### Items

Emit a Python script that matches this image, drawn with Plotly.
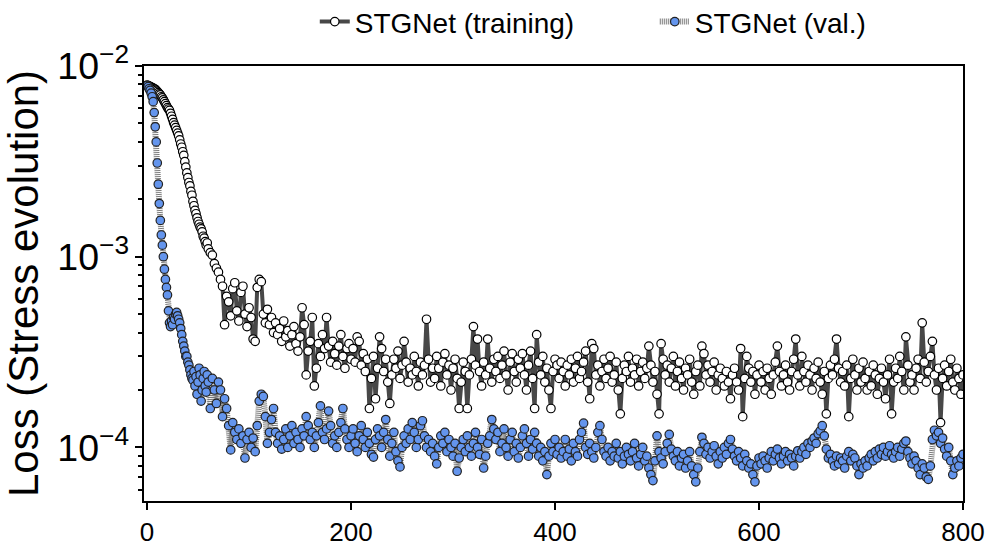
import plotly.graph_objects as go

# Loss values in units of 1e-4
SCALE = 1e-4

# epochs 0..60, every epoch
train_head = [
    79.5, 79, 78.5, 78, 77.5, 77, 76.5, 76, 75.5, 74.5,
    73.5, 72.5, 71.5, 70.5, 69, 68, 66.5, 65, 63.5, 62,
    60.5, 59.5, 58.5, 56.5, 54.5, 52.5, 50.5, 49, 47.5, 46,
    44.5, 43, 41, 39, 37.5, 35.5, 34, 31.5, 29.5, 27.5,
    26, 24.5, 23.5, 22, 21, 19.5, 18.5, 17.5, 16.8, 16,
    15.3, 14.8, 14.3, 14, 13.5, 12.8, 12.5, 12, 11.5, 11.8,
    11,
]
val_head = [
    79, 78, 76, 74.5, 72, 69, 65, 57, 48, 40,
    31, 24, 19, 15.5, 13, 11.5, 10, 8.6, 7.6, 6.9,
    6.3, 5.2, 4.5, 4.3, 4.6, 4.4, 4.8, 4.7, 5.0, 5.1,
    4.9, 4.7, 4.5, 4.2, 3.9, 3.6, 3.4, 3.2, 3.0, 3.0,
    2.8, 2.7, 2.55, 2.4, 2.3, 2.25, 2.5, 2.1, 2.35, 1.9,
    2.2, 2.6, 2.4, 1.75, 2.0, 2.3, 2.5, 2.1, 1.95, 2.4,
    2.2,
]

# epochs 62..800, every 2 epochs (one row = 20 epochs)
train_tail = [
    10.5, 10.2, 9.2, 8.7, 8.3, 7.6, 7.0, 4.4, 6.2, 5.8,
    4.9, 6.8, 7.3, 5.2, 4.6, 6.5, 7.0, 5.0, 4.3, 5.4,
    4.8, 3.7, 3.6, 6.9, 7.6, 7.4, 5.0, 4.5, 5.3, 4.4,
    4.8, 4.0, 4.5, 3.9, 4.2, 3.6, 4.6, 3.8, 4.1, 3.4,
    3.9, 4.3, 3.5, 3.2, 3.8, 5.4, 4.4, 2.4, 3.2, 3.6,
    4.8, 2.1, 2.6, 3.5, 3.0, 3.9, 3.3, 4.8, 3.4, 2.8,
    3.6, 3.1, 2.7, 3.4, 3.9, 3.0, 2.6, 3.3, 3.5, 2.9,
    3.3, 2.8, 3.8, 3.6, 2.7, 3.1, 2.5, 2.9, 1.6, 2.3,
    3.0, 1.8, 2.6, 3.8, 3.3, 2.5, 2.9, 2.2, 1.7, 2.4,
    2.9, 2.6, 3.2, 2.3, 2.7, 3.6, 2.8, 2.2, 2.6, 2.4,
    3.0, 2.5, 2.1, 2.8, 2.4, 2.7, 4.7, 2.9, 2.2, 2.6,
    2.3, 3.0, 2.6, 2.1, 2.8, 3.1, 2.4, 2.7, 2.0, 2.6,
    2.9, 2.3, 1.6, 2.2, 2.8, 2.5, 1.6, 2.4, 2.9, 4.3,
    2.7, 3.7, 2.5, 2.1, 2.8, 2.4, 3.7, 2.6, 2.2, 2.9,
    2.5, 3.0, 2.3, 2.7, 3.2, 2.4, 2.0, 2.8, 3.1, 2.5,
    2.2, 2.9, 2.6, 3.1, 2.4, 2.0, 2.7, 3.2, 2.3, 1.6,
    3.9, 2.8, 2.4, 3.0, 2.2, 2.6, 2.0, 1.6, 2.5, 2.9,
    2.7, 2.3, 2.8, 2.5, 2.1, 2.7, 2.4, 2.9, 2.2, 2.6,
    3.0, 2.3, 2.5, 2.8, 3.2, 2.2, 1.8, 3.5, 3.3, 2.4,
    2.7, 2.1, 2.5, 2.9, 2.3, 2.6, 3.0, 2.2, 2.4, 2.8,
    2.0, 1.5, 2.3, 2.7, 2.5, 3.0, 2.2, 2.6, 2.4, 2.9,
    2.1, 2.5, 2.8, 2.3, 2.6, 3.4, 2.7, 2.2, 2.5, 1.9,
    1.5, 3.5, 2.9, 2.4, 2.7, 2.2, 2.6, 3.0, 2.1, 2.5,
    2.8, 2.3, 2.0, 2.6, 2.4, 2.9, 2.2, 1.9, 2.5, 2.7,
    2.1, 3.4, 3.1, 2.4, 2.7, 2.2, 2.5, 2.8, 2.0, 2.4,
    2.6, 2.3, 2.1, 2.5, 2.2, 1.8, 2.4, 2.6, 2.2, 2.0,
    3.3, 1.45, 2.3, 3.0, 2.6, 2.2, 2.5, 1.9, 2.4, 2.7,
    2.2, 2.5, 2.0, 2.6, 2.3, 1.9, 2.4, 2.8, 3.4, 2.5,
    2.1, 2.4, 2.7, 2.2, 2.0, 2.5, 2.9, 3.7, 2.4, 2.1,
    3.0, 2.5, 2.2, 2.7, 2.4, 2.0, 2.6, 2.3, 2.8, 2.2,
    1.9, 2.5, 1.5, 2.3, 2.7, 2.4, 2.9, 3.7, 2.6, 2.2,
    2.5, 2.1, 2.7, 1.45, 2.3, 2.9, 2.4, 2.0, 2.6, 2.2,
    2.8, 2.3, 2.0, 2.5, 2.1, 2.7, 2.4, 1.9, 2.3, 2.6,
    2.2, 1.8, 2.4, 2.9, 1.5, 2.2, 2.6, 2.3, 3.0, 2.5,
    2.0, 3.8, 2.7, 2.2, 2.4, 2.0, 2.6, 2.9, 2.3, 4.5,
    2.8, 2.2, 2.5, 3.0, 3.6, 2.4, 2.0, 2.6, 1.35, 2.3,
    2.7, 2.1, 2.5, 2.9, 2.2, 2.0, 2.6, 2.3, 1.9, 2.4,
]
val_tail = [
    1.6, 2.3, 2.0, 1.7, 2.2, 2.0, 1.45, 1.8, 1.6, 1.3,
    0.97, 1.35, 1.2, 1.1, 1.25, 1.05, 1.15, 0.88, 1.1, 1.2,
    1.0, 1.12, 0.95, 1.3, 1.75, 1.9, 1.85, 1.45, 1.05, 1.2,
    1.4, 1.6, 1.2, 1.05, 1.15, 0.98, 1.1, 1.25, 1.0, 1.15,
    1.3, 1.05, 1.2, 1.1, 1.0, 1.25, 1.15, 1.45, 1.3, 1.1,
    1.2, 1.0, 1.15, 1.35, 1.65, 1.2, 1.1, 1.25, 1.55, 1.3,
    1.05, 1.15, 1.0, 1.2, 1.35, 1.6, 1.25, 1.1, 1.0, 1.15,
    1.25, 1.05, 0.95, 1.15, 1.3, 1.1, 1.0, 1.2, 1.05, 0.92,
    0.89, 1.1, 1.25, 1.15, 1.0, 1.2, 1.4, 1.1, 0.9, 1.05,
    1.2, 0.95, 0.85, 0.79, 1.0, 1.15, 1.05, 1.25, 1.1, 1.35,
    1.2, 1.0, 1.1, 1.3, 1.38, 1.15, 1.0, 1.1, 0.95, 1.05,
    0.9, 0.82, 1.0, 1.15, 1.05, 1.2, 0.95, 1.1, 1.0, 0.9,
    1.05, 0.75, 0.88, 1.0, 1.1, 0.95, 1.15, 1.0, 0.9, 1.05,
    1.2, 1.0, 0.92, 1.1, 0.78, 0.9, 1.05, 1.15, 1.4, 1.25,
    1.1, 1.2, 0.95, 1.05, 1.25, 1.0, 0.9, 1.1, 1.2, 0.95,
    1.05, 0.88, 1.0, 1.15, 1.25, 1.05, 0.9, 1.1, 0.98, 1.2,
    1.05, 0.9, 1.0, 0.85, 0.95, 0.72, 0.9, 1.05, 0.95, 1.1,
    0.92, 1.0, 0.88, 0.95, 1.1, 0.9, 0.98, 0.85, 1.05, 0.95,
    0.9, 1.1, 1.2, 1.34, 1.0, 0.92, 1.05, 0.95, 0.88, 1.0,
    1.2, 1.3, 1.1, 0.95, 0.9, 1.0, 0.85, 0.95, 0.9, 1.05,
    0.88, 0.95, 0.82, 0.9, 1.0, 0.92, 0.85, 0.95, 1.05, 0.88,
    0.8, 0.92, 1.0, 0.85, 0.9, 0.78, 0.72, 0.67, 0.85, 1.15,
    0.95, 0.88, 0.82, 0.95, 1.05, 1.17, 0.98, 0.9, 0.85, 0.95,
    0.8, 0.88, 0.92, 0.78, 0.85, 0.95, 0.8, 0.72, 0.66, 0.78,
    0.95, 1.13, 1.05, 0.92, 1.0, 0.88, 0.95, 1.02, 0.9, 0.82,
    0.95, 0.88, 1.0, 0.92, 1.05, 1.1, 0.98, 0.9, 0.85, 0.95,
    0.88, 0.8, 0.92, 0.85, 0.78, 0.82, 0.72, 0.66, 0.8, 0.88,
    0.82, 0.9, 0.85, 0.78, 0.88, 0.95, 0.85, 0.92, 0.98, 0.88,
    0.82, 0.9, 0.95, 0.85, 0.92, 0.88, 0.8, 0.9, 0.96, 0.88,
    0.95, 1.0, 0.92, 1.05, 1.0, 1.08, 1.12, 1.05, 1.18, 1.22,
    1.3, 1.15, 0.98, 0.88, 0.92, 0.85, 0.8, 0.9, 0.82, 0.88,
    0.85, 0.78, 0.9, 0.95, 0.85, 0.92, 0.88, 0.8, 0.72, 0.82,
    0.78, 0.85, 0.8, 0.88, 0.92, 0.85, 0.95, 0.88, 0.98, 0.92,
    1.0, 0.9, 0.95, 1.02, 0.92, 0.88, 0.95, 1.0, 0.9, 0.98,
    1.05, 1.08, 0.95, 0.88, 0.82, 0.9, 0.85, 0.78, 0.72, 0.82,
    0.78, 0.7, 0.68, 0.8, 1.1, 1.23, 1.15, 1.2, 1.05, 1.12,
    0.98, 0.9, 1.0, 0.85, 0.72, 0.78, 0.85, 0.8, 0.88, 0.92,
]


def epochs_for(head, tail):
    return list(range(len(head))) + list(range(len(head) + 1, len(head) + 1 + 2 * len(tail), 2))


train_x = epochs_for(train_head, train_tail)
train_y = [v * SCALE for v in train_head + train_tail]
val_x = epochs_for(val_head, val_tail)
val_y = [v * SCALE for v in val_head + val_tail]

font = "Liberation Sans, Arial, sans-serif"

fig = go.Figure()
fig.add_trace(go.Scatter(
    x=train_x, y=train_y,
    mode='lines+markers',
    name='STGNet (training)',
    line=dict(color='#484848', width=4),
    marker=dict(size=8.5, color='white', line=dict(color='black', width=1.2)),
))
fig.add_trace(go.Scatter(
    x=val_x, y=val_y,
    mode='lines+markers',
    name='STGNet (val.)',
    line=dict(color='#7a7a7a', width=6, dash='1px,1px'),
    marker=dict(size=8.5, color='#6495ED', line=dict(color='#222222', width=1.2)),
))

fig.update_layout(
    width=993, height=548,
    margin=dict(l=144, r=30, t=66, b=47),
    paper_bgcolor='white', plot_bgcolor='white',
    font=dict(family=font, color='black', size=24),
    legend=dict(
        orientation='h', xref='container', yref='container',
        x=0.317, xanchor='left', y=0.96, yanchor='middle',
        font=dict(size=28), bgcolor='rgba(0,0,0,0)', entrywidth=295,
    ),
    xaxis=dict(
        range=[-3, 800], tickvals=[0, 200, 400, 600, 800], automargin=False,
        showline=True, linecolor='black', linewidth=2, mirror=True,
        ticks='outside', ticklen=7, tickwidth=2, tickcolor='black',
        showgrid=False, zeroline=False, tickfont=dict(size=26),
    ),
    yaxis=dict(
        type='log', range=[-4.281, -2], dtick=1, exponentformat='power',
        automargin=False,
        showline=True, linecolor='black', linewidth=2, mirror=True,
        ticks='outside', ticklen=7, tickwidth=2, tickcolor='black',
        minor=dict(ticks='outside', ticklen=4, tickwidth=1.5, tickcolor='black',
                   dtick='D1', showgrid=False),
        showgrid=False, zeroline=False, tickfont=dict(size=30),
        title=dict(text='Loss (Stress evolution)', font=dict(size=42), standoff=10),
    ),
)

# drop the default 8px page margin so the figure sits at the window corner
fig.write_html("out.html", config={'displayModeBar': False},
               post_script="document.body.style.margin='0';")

######
### Items

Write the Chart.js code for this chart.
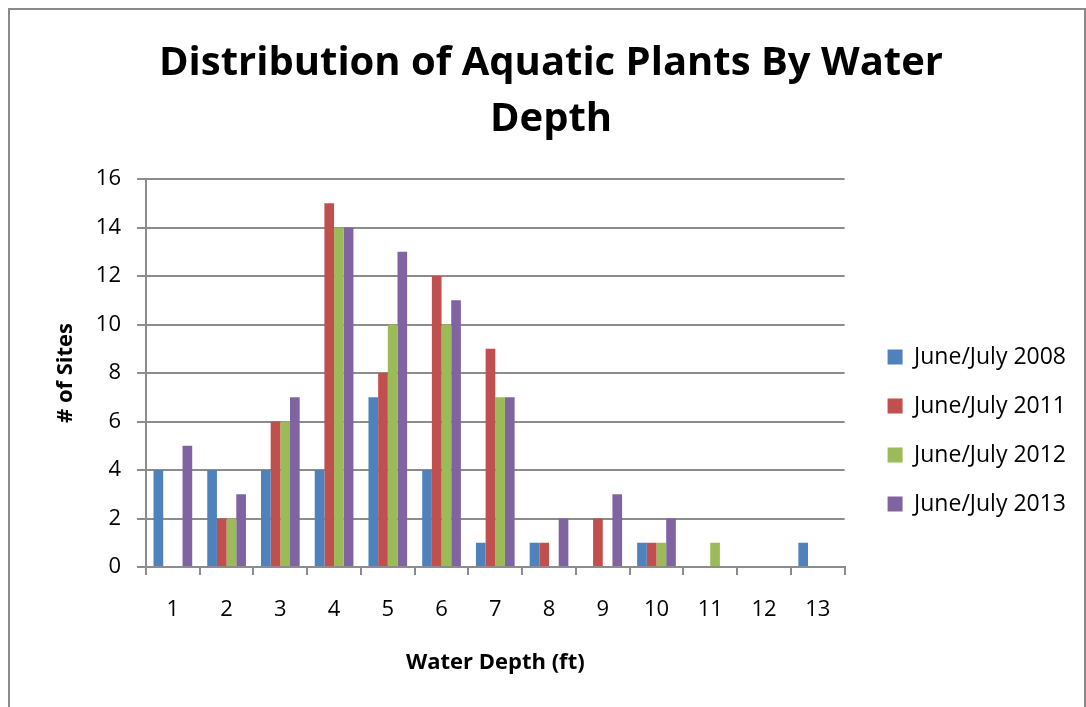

######
### Items

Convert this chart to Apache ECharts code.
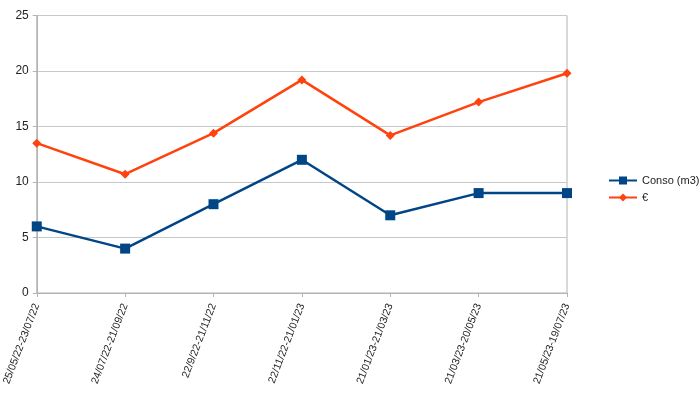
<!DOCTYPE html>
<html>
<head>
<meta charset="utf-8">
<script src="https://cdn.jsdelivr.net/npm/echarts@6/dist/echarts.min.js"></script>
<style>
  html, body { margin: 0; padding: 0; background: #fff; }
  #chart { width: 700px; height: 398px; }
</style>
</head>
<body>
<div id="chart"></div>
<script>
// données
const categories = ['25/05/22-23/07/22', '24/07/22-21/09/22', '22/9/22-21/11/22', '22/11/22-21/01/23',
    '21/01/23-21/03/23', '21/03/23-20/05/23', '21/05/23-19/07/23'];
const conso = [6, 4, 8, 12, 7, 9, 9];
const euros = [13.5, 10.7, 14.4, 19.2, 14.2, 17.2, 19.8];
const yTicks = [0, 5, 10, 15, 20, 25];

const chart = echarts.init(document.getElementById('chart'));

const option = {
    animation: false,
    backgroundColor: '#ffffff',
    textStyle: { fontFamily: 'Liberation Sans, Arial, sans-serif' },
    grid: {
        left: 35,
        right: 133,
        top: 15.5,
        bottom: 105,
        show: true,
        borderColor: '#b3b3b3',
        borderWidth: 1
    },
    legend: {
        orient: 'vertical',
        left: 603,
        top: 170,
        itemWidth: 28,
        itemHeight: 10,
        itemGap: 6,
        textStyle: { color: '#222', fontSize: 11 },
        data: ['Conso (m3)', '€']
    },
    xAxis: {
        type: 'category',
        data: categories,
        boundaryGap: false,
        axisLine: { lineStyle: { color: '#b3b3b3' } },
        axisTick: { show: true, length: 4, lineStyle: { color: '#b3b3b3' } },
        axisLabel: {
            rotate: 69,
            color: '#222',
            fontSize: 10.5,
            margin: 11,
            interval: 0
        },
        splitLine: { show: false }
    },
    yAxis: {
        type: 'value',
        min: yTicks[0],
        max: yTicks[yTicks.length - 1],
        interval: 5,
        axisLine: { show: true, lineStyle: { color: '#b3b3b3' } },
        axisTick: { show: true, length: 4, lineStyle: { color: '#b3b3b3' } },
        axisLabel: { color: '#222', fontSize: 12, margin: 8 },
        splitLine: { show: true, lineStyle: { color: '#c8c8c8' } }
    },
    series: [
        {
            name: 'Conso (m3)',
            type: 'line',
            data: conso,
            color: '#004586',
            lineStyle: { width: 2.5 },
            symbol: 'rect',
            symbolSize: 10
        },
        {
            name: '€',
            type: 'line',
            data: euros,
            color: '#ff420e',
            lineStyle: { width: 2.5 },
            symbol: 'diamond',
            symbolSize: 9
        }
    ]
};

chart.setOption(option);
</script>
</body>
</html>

######

Short task: Identify the lines above that contain the word "this", then copy them.

Complete response:
Emit a Python script that matches this image, drawn with Plotly.
Write the Chart.js code for this chart.
Convert this chart to Apache ECharts code.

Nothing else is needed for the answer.